Le modèle pour les chronos se distingue par son design très profilé, accompagné de larges visières pour limiter la prise au vent. Au détriment de la vue du coureur. "On n’a pas la même vision sur les côtés", détaille l’ancien coureur de Bouyges-Telecom, Quick Step ou IAM. "C’est fait pour poser la tête le plus bas possible, regarder droit devant et que le casque repose bien sur les épaules pour qu’on ait un coefficient de pénétration dans l’air optimal (Cx). Pour un chrono évidemment mais on est seul ou par équipes mais pas en peloton. C’est à mon avis un gain encore plus que marginal. Je pense que van Uden aurait gagné même sans ce casque."

Plus que le sprint en lui-même, le casque de contre-la-montre sert aussi au train mené dans l’emballage final. "Oui mais à condition que le train soit bien mis en place, que les positions soient choisies, qu’il y ait eu un travail en tunnel, qu’ils soient bien les un derrière les autres", tempère encore Jérôme Pineau. "Il a gagné un sprint chaotique et on bien vu qu’il n’y avait pas eu un train technique avec des position aéro les uns derrières les autres. On a vu arriver les combinaisons complètes pour le sprint, maintenant c’est le casque. On le voit de plus en plus avec une visière intégrée. Ça viendra parce qu’il y aura des études et tout le monde trouvera ça génial. Est-ce que ça fait gagner des sprints? Je ne crois pas mais la mode arrive gentiment."

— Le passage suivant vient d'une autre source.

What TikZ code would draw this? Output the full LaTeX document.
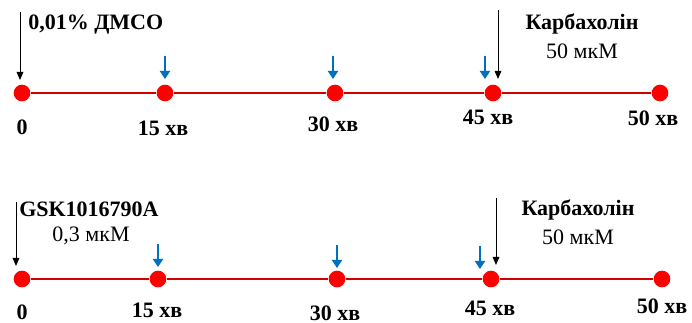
\documentclass[tikz,border=0pt]{standalone}
\usepackage{fontspec}
\setmainfont{Liberation Serif}
\usepackage{xcolor}
\usetikzlibrary{positioning,arrows.meta}
\definecolor{lineRed}{HTML}{D00000}
\definecolor{dotRed}{HTML}{FF0000}
\definecolor{markBlue}{HTML}{0070C0}

\begin{document}
\begin{tikzpicture}[
  x=0.75pt, y=-0.75pt,
  dot/.style={circle, fill=dotRed, inner sep=0pt, minimum size=12.5pt},
  tick/.style={font=\fontsize{16.5}{18}\selectfont\bfseries, inner sep=0pt},
  drug/.style={font=\fontsize{16.5}{18}\selectfont\bfseries, inner sep=0pt},
  dose/.style={font=\fontsize{16.5}{18}\selectfont, inner sep=0pt},
  axis/.style={lineRed, line width=1.5pt},
  add/.style={-{Triangle[length=6pt,width=5pt]}, line width=0.75pt},
  wash/.style={-{Triangle[length=6pt,width=7.5pt]}, markBlue, line width=2.2pt}
]
  \useasboundingbox (0,0) rectangle (692,323);

  % top timeline
  \node[dot] (a0)  at (22,93)  {};
  \node[dot] (a15) at (165,93) {};
  \node[dot] (a30) at (335,93) {};
  \node[dot] (a45) at (493,93) {};
  \node[dot] (a50) at (660,93) {};
  \draw[axis] (a0) -- (a15) -- (a30) -- (a45) -- (a50);

  \node[tick] (ta0)  at (22,127)  {0};
  \node[tick] (ta15) at (163,128) {15 хв};
  \node[tick] (ta30) at (333,124) {30 хв};
  \node[tick] (ta45) at (488,117) {45 хв};
  \node[tick] (ta50) at (653,118) {50 хв};

  \node[drug, anchor=west] (dmso) at (28,25) {0,01\% ДМСО};
  \coordinate (dmsoTop) at (20,12);
  \coordinate (dmsoEnd) at (20,80);
  \draw[add] (dmsoTop) -- (dmsoEnd);

  \node[drug] (carbA) at (582,24) {Карбахолін};
  \node[dose, below=7pt of carbA] (carbAdose) {50 мкМ};
  \coordinate (carbATop) at (498,10);
  \coordinate (carbAEnd) at (498,79);
  \draw[add] (carbATop) -- (carbAEnd);

  \coordinate (wa15) at (165,56);
  \coordinate (wa15e) at (165,79);
  \coordinate (wa30) at (333,56);
  \coordinate (wa30e) at (333,79);
  \coordinate (wa45) at (485,56);
  \coordinate (wa45e) at (485,79);
  \draw[wash] (wa15) -- (wa15e);
  \draw[wash] (wa30) -- (wa30e);
  \draw[wash] (wa45) -- (wa45e);

  % bottom timeline
  \node[dot] (b0)  at (22,279)  {};
  \node[dot] (b15) at (158,279) {};
  \node[dot] (b30) at (337,279) {};
  \node[dot] (b45) at (491,279) {};
  \node[dot] (b50) at (662,279) {};
  \draw[axis] (b0) -- (b15) -- (b30) -- (b45) -- (b50);

  \node[tick] (tb0)  at (22,312)  {0};
  \node[tick] (tb15) at (157,310) {15 хв};
  \node[tick] (tb30) at (335,313) {30 хв};
  \node[tick] (tb45) at (490,308) {45 хв};
  \node[tick] (tb50) at (662,306) {50 хв};

  \node[drug, anchor=west] (gsk) at (19,209) {GSK1016790A};
  \node[dose] (gskdose) at (91,236) {0,3 мкМ};
  \coordinate (gskTop) at (16,202);
  \coordinate (gskEnd) at (16,266);
  \draw[add] (gskTop) -- (gskEnd);

  \node[drug] (carbB) at (578,210) {Карбахолін};
  \node[dose, below=7pt of carbB] (carbBdose) {50 мкМ};
  \coordinate (carbBTop) at (496,198);
  \coordinate (carbBEnd) at (496,265);
  \draw[add] (carbBTop) -- (carbBEnd);

  \coordinate (wb15) at (158,244);
  \coordinate (wb15e) at (158,267);
  \coordinate (wb30) at (337,245);
  \coordinate (wb30e) at (337,268);
  \coordinate (wb45) at (480,246);
  \coordinate (wb45e) at (480,269);
  \draw[wash] (wb15) -- (wb15e);
  \draw[wash] (wb30) -- (wb30e);
  \draw[wash] (wb45) -- (wb45e);
\end{tikzpicture}
\end{document}
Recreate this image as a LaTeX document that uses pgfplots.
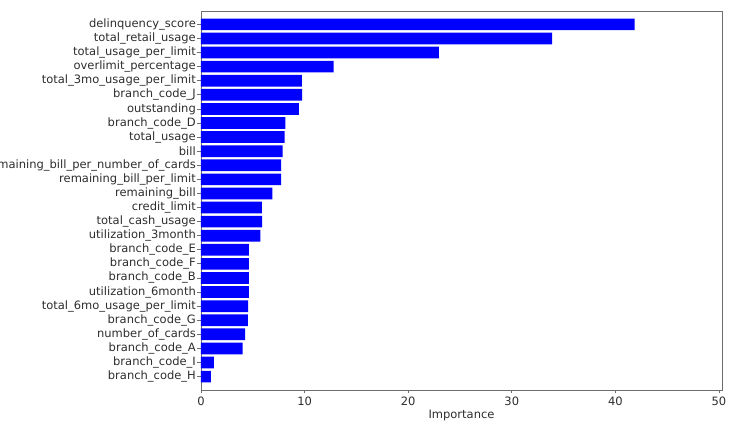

Sur les étapes rapides ou les classiques, le peloton se pare généralement de casque aéro, a mi-chemin entre les modèles traditionnels et ceux du chrono, comme Mads Pedersen. Dans l’usage, rien n’interdit les coureurs d’opter pour le casque de leur choix avant le départ. D’autant que l’UCI reste silencieuse sur cette tendance. Peut-être pas pour longtemps. "L’UCI est souvent en réaction plus qu’en action", conclut Pineau. "Ils ont fait la ‘guerre’ aux chaussettes, aux surchaussures, aux vélos… Ils vont certainement règlementer si ça prend de l’ampleur."